Iirc, CI has suggested that having meat exposed to the hot oven air will effectively brown the meat. Granted, you will have to flip the pot roast at least once and have the braising liquid no more than 2/3’s the height of the meat.

Amy Thielen’s pot roast is the best I’ve ever had.

Cooking roast, or any slow cooked material, should be a fundamental skill.

One of the primary mistakes and I believe the biggest, is sealing the vessel (specifically a dutch oven) even at low temperatures. This is covered in The Food Lab. Sealing the vessel creates much higher temperatures than the apparent setting. So… word to the wise, leave the lid cracked when you put it in the oven. I have tested this myself and it is absolutely correct. The problem with a sealed dutch oven and temperatures that go beyond 300 even when the oven is set to 240 is that you can drive moisture from the meat, even in a sealed environment. Slow cookers may avoid this with a very light lid that allows easy egress, but oven users beware.

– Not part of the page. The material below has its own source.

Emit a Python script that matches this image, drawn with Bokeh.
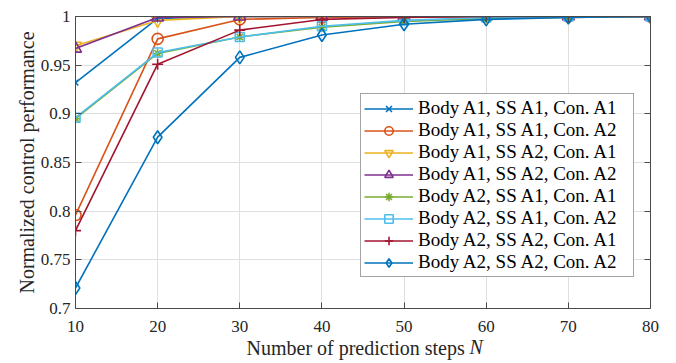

The Cooks Illustrated recipe plus David’s browning step and no blending is more or less what I do off the cuff. Good to see celery recommended, I think a little (just) adds a nice flavor, with a higher ratio of carrots. I have another nice recipe for a lamb shoulder chop braise (with the nice surprise addition of cinnamon sticks to the liquid) where you do that with a sieve (and where the meat gets air-browned quite nicely as Mel mentions), so I can see how blending / sieve for sauce might work here.

How does it ruin it?

That sounds quite good

Makes it taste more boiled and less roasted. I find it usually isn’t as tender either. As others have said if you don’t cover it and flip it you could probably skip browning it but not otherwise.